■ **AVAILABLE DATA**:
..........

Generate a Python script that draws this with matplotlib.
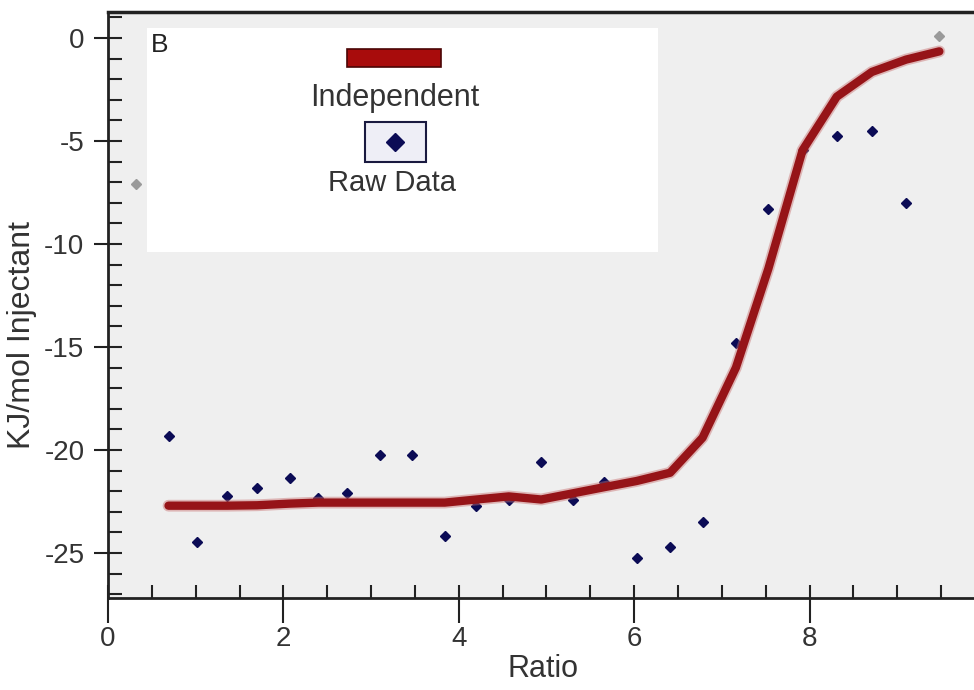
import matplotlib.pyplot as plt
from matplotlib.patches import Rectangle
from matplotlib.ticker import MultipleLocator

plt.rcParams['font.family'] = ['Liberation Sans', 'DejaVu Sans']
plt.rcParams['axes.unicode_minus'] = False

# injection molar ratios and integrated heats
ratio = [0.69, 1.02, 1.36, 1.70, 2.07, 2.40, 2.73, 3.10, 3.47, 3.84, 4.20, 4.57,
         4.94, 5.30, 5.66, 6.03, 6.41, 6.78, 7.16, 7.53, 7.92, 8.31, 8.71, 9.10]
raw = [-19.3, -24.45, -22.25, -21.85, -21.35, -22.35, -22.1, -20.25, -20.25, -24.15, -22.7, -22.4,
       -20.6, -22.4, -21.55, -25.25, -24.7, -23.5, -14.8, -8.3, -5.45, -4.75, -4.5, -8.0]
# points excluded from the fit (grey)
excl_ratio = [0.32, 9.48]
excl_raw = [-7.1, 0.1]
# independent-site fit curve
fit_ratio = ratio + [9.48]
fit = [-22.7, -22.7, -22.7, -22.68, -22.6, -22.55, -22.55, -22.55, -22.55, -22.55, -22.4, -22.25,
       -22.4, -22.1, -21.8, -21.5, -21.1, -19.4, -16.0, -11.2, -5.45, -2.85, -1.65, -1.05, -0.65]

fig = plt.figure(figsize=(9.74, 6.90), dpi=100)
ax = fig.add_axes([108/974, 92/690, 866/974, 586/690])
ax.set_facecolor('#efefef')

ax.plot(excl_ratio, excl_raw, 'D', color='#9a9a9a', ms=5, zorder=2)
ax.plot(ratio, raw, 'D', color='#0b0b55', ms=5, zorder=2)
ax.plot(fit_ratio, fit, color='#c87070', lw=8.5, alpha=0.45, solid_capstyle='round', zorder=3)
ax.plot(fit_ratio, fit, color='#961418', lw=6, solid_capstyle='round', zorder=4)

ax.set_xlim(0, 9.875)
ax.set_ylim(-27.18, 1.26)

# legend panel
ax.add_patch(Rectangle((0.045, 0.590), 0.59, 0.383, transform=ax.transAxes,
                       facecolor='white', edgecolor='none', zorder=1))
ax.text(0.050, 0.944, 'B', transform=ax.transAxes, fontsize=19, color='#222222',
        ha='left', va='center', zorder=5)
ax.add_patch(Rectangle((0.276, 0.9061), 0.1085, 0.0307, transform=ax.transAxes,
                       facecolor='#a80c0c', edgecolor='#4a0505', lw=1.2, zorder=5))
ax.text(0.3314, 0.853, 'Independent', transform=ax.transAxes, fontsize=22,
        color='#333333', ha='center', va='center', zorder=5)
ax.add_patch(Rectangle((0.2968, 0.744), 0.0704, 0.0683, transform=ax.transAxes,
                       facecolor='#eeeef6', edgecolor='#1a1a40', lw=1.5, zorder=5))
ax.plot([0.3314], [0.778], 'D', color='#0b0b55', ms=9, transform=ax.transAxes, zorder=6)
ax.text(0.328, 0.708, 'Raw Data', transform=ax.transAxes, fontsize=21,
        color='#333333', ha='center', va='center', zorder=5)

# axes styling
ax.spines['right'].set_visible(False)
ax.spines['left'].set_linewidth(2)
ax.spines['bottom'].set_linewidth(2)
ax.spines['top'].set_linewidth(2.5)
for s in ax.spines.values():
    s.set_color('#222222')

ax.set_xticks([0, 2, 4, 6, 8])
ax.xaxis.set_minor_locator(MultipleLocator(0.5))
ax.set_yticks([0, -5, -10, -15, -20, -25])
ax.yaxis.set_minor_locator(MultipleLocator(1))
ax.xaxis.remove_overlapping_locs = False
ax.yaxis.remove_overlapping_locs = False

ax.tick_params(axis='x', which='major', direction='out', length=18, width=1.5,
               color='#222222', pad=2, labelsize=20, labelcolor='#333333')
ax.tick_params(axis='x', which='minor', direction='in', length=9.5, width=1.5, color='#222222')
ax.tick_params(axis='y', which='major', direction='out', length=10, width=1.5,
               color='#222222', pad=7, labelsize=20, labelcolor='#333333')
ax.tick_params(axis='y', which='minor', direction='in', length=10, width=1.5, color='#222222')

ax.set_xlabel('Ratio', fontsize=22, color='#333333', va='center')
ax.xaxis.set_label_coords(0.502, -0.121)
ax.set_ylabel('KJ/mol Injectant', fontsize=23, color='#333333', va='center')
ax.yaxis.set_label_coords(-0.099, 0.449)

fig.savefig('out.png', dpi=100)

..........

■ **EXERCISE DETAILS**: Write out the lines from the start of the material to the line with "ax.set_facecolor('#efefef')", inclusive and exactly. Skip the pictures.

■ **EXERCISE OUTPUT**:
Generate a Python script that draws this with matplotlib.
import matplotlib.pyplot as plt
from matplotlib.patches import Rectangle
from matplotlib.ticker import MultipleLocator

plt.rcParams['font.family'] = ['Liberation Sans', 'DejaVu Sans']
plt.rcParams['axes.unicode_minus'] = False

# injection molar ratios and integrated heats
ratio = [0.69, 1.02, 1.36, 1.70, 2.07, 2.40, 2.73, 3.10, 3.47, 3.84, 4.20, 4.57,
         4.94, 5.30, 5.66, 6.03, 6.41, 6.78, 7.16, 7.53, 7.92, 8.31, 8.71, 9.10]
raw = [-19.3, -24.45, -22.25, -21.85, -21.35, -22.35, -22.1, -20.25, -20.25, -24.15, -22.7, -22.4,
       -20.6, -22.4, -21.55, -25.25, -24.7, -23.5, -14.8, -8.3, -5.45, -4.75, -4.5, -8.0]
# points excluded from the fit (grey)
excl_ratio = [0.32, 9.48]
excl_raw = [-7.1, 0.1]
# independent-site fit curve
fit_ratio = ratio + [9.48]
fit = [-22.7, -22.7, -22.7, -22.68, -22.6, -22.55, -22.55, -22.55, -22.55, -22.55, -22.4, -22.25,
       -22.4, -22.1, -21.8, -21.5, -21.1, -19.4, -16.0, -11.2, -5.45, -2.85, -1.65, -1.05, -0.65]

fig = plt.figure(figsize=(9.74, 6.90), dpi=100)
ax = fig.add_axes([108/974, 92/690, 866/974, 586/690])
ax.set_facecolor('#efefef')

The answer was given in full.